**The task**
Transcribe the material in full, exactly as written.
--- Start of Raw data ---
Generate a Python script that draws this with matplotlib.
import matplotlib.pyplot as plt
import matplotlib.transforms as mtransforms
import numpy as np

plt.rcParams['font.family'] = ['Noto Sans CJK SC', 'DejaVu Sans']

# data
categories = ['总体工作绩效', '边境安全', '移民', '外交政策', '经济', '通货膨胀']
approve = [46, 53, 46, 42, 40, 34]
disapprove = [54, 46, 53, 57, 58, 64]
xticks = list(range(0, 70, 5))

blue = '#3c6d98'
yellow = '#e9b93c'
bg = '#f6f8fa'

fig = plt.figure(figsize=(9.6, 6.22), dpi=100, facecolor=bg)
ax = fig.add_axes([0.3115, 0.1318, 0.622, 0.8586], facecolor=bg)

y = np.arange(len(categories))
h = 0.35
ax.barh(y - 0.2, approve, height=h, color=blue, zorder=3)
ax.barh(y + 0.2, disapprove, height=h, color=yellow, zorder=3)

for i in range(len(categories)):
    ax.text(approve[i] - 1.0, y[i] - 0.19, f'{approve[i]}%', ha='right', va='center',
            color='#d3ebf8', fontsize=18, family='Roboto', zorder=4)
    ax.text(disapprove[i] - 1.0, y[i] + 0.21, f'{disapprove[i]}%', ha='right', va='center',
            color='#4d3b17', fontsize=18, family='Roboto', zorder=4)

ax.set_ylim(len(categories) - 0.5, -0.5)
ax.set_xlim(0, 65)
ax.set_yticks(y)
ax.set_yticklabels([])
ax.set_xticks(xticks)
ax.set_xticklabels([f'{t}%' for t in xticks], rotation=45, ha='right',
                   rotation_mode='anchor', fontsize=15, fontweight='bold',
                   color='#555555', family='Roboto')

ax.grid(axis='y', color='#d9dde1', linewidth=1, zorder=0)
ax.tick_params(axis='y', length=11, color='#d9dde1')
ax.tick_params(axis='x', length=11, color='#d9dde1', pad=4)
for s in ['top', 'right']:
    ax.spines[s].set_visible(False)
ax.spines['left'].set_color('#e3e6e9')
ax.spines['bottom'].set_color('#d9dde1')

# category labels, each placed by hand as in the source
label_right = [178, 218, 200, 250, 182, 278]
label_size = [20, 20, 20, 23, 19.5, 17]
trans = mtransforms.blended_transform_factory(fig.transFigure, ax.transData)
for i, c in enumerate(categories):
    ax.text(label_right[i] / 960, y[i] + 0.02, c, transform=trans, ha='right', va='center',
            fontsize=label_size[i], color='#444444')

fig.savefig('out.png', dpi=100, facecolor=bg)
--- End of Raw data ---
**Answer to this problem**
Generate a Python script that draws this with matplotlib.
import matplotlib.pyplot as plt
import matplotlib.transforms as mtransforms
import numpy as np

plt.rcParams['font.family'] = ['Noto Sans CJK SC', 'DejaVu Sans']

# data
categories = ['总体工作绩效', '边境安全', '移民', '外交政策', '经济', '通货膨胀']
approve = [46, 53, 46, 42, 40, 34]
disapprove = [54, 46, 53, 57, 58, 64]
xticks = list(range(0, 70, 5))

blue = '#3c6d98'
yellow = '#e9b93c'
bg = '#f6f8fa'

fig = plt.figure(figsize=(9.6, 6.22), dpi=100, facecolor=bg)
ax = fig.add_axes([0.3115, 0.1318, 0.622, 0.8586], facecolor=bg)

y = np.arange(len(categories))
h = 0.35
ax.barh(y - 0.2, approve, height=h, color=blue, zorder=3)
ax.barh(y + 0.2, disapprove, height=h, color=yellow, zorder=3)

for i in range(len(categories)):
    ax.text(approve[i] - 1.0, y[i] - 0.19, f'{approve[i]}%', ha='right', va='center',
            color='#d3ebf8', fontsize=18, family='Roboto', zorder=4)
    ax.text(disapprove[i] - 1.0, y[i] + 0.21, f'{disapprove[i]}%', ha='right', va='center',
            color='#4d3b17', fontsize=18, family='Roboto', zorder=4)

ax.set_ylim(len(categories) - 0.5, -0.5)
ax.set_xlim(0, 65)
ax.set_yticks(y)
ax.set_yticklabels([])
ax.set_xticks(xticks)
ax.set_xticklabels([f'{t}%' for t in xticks], rotation=45, ha='right',
                   rotation_mode='anchor', fontsize=15, fontweight='bold',
                   color='#555555', family='Roboto')

ax.grid(axis='y', color='#d9dde1', linewidth=1, zorder=0)
ax.tick_params(axis='y', length=11, color='#d9dde1')
ax.tick_params(axis='x', length=11, color='#d9dde1', pad=4)
for s in ['top', 'right']:
    ax.spines[s].set_visible(False)
ax.spines['left'].set_color('#e3e6e9')
ax.spines['bottom'].set_color('#d9dde1')

# category labels, each placed by hand as in the source
label_right = [178, 218, 200, 250, 182, 278]
label_size = [20, 20, 20, 23, 19.5, 17]
trans = mtransforms.blended_transform_factory(fig.transFigure, ax.transData)
for i, c in enumerate(categories):
    ax.text(label_right[i] / 960, y[i] + 0.02, c, transform=trans, ha='right', va='center',
            fontsize=label_size[i], color='#444444')

fig.savefig('out.png', dpi=100, facecolor=bg)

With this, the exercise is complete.